Supplied material>
::::::::

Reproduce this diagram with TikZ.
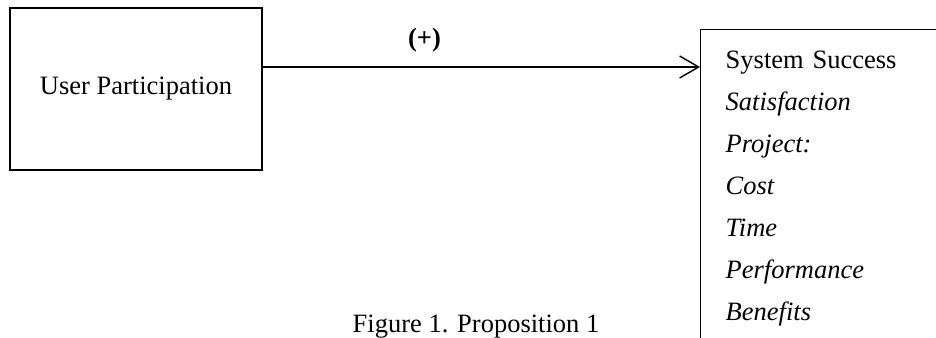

::::::::

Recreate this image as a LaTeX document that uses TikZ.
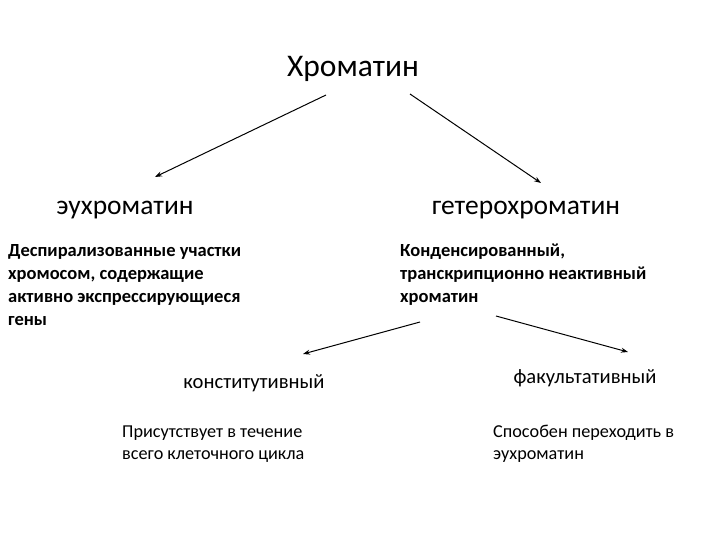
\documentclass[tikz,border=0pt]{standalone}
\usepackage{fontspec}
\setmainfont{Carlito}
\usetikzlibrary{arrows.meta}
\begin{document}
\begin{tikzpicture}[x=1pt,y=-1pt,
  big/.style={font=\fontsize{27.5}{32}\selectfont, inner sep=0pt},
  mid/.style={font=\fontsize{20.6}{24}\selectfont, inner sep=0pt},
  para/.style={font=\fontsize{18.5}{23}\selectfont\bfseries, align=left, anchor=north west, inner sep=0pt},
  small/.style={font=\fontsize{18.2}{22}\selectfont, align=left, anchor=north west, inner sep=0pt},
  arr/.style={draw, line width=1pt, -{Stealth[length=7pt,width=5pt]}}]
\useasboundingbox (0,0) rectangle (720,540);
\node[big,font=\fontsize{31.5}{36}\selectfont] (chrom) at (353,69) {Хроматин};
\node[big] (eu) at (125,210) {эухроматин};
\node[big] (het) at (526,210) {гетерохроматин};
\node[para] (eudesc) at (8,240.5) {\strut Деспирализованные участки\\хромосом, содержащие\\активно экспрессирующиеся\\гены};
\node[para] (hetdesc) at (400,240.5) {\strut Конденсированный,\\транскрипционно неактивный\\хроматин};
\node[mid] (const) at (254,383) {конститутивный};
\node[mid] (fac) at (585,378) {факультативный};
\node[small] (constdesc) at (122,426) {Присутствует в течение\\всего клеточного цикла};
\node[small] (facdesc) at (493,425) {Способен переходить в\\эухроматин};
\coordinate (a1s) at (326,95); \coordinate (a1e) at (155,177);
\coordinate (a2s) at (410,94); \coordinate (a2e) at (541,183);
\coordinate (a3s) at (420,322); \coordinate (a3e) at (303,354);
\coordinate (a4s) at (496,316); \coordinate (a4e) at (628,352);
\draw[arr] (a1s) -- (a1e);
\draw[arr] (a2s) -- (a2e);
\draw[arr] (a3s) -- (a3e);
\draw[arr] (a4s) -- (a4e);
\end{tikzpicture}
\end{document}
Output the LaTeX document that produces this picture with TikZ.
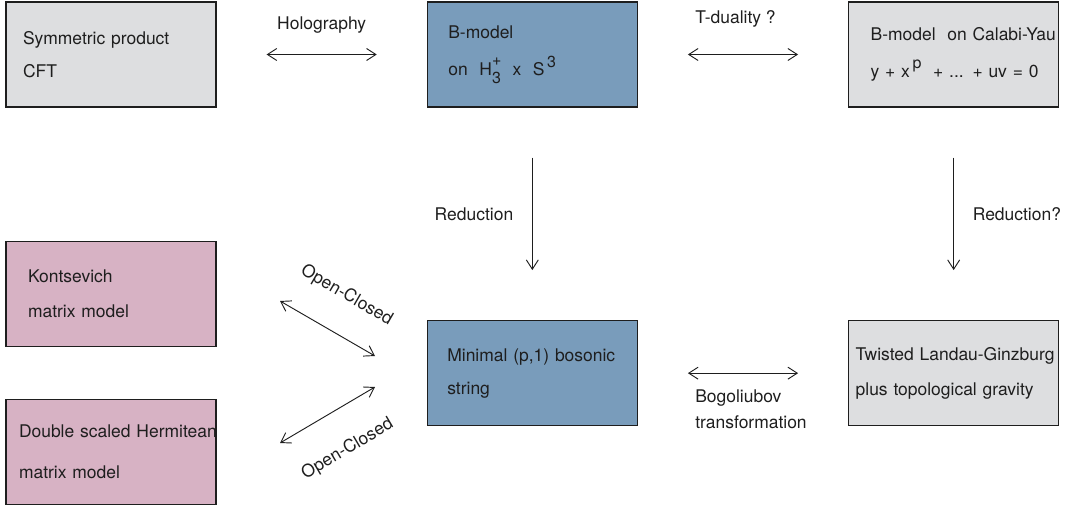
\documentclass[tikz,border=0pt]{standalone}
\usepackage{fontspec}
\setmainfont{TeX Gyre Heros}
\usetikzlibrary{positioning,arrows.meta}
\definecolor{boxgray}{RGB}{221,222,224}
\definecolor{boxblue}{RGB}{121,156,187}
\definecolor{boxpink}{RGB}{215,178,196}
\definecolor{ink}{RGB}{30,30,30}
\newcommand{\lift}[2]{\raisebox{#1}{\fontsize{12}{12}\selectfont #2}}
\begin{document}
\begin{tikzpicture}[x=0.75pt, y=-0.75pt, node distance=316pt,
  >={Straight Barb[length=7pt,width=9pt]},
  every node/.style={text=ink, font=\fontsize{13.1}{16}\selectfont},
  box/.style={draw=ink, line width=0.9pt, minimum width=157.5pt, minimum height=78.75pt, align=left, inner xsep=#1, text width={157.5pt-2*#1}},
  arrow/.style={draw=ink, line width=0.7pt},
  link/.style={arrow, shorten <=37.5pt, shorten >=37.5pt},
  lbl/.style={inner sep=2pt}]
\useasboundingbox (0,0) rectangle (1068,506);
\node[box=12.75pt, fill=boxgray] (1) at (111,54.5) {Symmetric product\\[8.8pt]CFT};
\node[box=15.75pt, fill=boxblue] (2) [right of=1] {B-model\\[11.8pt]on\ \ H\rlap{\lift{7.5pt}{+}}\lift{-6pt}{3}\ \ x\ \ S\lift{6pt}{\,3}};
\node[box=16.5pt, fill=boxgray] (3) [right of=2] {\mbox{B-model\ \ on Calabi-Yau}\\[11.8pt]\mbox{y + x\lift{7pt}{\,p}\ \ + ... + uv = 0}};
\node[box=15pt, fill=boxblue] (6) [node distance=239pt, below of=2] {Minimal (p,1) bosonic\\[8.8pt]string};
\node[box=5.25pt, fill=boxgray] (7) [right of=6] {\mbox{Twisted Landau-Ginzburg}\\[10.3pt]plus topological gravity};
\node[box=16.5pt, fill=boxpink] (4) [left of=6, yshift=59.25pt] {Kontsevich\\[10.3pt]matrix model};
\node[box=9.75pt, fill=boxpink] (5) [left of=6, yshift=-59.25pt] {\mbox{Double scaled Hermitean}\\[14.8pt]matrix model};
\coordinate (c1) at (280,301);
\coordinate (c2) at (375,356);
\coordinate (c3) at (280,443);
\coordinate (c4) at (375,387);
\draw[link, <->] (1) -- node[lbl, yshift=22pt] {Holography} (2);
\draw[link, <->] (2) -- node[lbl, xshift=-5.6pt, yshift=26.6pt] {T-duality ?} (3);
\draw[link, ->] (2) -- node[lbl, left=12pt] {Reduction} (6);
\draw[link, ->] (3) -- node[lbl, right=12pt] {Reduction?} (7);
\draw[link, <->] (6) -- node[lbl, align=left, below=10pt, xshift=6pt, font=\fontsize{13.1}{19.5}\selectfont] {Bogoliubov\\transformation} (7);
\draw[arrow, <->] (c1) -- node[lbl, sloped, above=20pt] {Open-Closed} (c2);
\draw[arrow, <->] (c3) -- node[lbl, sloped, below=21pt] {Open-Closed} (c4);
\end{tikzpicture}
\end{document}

::::::::

Your objective>
Pull out each line of the entries that contains "with".

Result below>
Reproduce this diagram with TikZ.
Output the LaTeX document that produces this picture with TikZ.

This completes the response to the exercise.